## Prompt
Leave out the images and repeat the listing below without a single change.

## Data provided

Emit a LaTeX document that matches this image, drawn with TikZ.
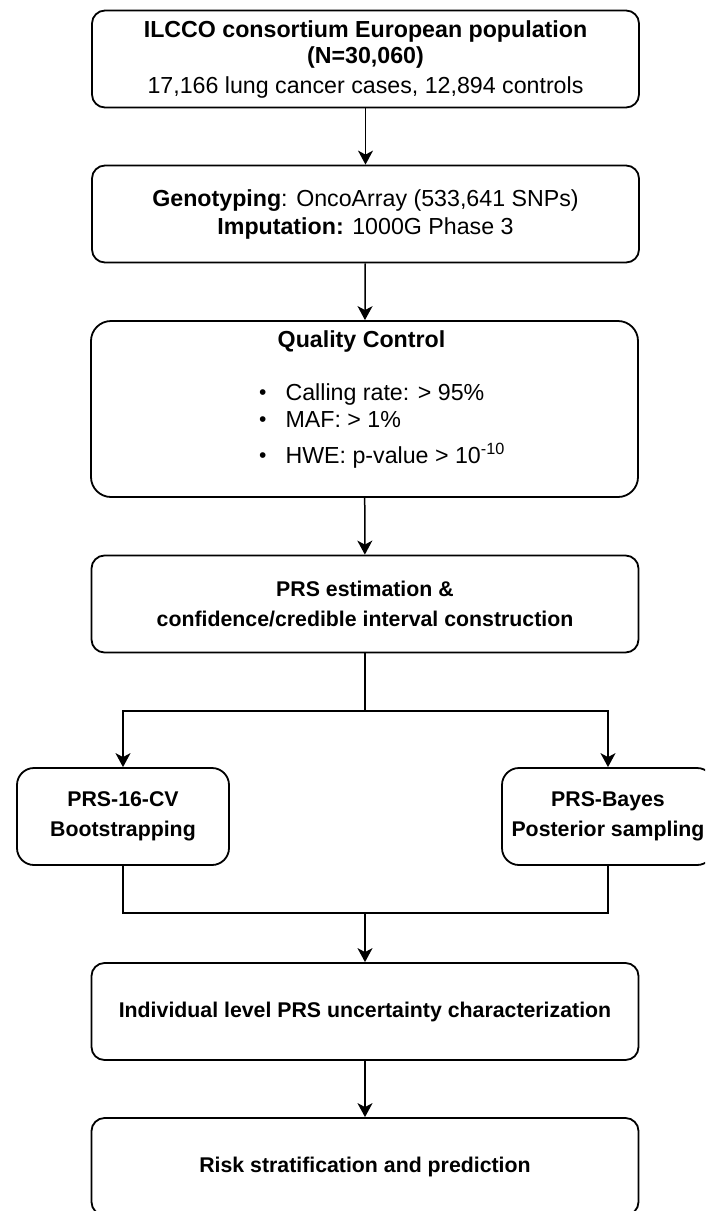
\documentclass[tikz,border=0pt]{standalone}
\usepackage{fontspec}
\setmainfont{Liberation Sans}
\usetikzlibrary{arrows.meta}

\newcommand{\dotitem}{\raisebox{0.5pt}{\fontsize{21}{21}\selectfont\textbullet}}

\tikzset{
  box/.style={draw, line width=1.8pt, rounded corners=13pt, minimum width=547pt,
    minimum height=97pt, align=center, inner sep=0pt},
  sidebox/.style={box, minimum width=212pt, rounded corners=17pt},
  big/.style={font=\fontsize{23.2}{27}\selectfont},
  bigbold/.style={font=\fontsize{23.2}{27}\selectfont\bfseries},
  mid/.style={font=\fontsize{21.3}{30}\selectfont\bfseries},
  arr/.style={-{Stealth[length=14pt,width=15pt,inset=4pt]}, line width=1.5pt},
  link/.style={line width=1.5pt},
}

\begin{document}
\begin{tikzpicture}[x=1pt, y=-1pt]
  \useasboundingbox (0,0) rectangle (705,1211);
  \clip (0,0) rectangle (705,1211);

  % main column
  \node[box, font=\fontsize{23.2}{26}\selectfont] (cohort) at (365.5,59)
    {\textbf{ILCCO consortium European population}\\
     \textbf{(N=30,060)}\\[4pt]
     17,166 lung cancer cases, 12,894 controls};
  \node[box, font=\fontsize{23.2}{28}\selectfont] (geno) at (365.5,214)
    {\textbf{Genotyping}: OncoArray (533,641 SNPs)\\
     \textbf{Imputation:} 1000G Phase 3};
  \node[box, minimum height=176pt, rounded corners=20pt] (qc) at (364.5,409) {};
  \node[bigbold, anchor=base] (qctitle) at (361.5,347) {Quality Control};
  \node[big, anchor=base west, inner sep=0pt] (qclist) at (259,400)
    {\begin{tabular}[t]{@{}l@{\hspace{19pt}}l@{}}
       \dotitem & Calling rate: > 95\% \\
       \dotitem & MAF: > 1\% \\[8pt]
       \dotitem & HWE: p-value > 10\textsuperscript{-10}
     \end{tabular}};
  \node[box, mid] (prs) at (365,604)
    {PRS estimation \&\\ confidence/credible interval construction};

  % two branches
  \node[sidebox, mid] (cv) at (123,816.5) {PRS-16-CV\\ Bootstrapping};
  \node[sidebox, mid] (bayes) at (608,816.5) {PRS-Bayes\\ Posterior sampling};

  \node[box, mid] (unc) at (365,1011.5)
    {Individual level PRS uncertainty characterization};
  \node[box, mid] (risk) at (365,1166.5) {Risk stratification and prediction};

  % connectors
  \coordinate (split) at (365,711);
  \coordinate (merge) at (365,913);
  \draw[arr] (cohort) -- (geno);
  \draw[arr] (geno) -- (qc);
  \draw[arr] (qc) -- (prs);
  \draw[link] (prs) -- (split);
  \draw[arr] (split) -| (cv);
  \draw[arr] (split) -| (bayes);
  \draw[link] (cv) |- (merge) -| (bayes);
  \draw[arr] (merge) -- (unc);
  \draw[arr] (unc) -- (risk);
\end{tikzpicture}
\end{document}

## Correct answer
Emit a LaTeX document that matches this image, drawn with TikZ.
\documentclass[tikz,border=0pt]{standalone}
\usepackage{fontspec}
\setmainfont{Liberation Sans}
\usetikzlibrary{arrows.meta}

\newcommand{\dotitem}{\raisebox{0.5pt}{\fontsize{21}{21}\selectfont\textbullet}}

\tikzset{
  box/.style={draw, line width=1.8pt, rounded corners=13pt, minimum width=547pt,
    minimum height=97pt, align=center, inner sep=0pt},
  sidebox/.style={box, minimum width=212pt, rounded corners=17pt},
  big/.style={font=\fontsize{23.2}{27}\selectfont},
  bigbold/.style={font=\fontsize{23.2}{27}\selectfont\bfseries},
  mid/.style={font=\fontsize{21.3}{30}\selectfont\bfseries},
  arr/.style={-{Stealth[length=14pt,width=15pt,inset=4pt]}, line width=1.5pt},
  link/.style={line width=1.5pt},
}

\begin{document}
\begin{tikzpicture}[x=1pt, y=-1pt]
  \useasboundingbox (0,0) rectangle (705,1211);
  \clip (0,0) rectangle (705,1211);

  % main column
  \node[box, font=\fontsize{23.2}{26}\selectfont] (cohort) at (365.5,59)
    {\textbf{ILCCO consortium European population}\\
     \textbf{(N=30,060)}\\[4pt]
     17,166 lung cancer cases, 12,894 controls};
  \node[box, font=\fontsize{23.2}{28}\selectfont] (geno) at (365.5,214)
    {\textbf{Genotyping}: OncoArray (533,641 SNPs)\\
     \textbf{Imputation:} 1000G Phase 3};
  \node[box, minimum height=176pt, rounded corners=20pt] (qc) at (364.5,409) {};
  \node[bigbold, anchor=base] (qctitle) at (361.5,347) {Quality Control};
  \node[big, anchor=base west, inner sep=0pt] (qclist) at (259,400)
    {\begin{tabular}[t]{@{}l@{\hspace{19pt}}l@{}}
       \dotitem & Calling rate: > 95\% \\
       \dotitem & MAF: > 1\% \\[8pt]
       \dotitem & HWE: p-value > 10\textsuperscript{-10}
     \end{tabular}};
  \node[box, mid] (prs) at (365,604)
    {PRS estimation \&\\ confidence/credible interval construction};

  % two branches
  \node[sidebox, mid] (cv) at (123,816.5) {PRS-16-CV\\ Bootstrapping};
  \node[sidebox, mid] (bayes) at (608,816.5) {PRS-Bayes\\ Posterior sampling};

  \node[box, mid] (unc) at (365,1011.5)
    {Individual level PRS uncertainty characterization};
  \node[box, mid] (risk) at (365,1166.5) {Risk stratification and prediction};

  % connectors
  \coordinate (split) at (365,711);
  \coordinate (merge) at (365,913);
  \draw[arr] (cohort) -- (geno);
  \draw[arr] (geno) -- (qc);
  \draw[arr] (qc) -- (prs);
  \draw[link] (prs) -- (split);
  \draw[arr] (split) -| (cv);
  \draw[arr] (split) -| (bayes);
  \draw[link] (cv) |- (merge) -| (bayes);
  \draw[arr] (merge) -- (unc);
  \draw[arr] (unc) -- (risk);
\end{tikzpicture}
\end{document}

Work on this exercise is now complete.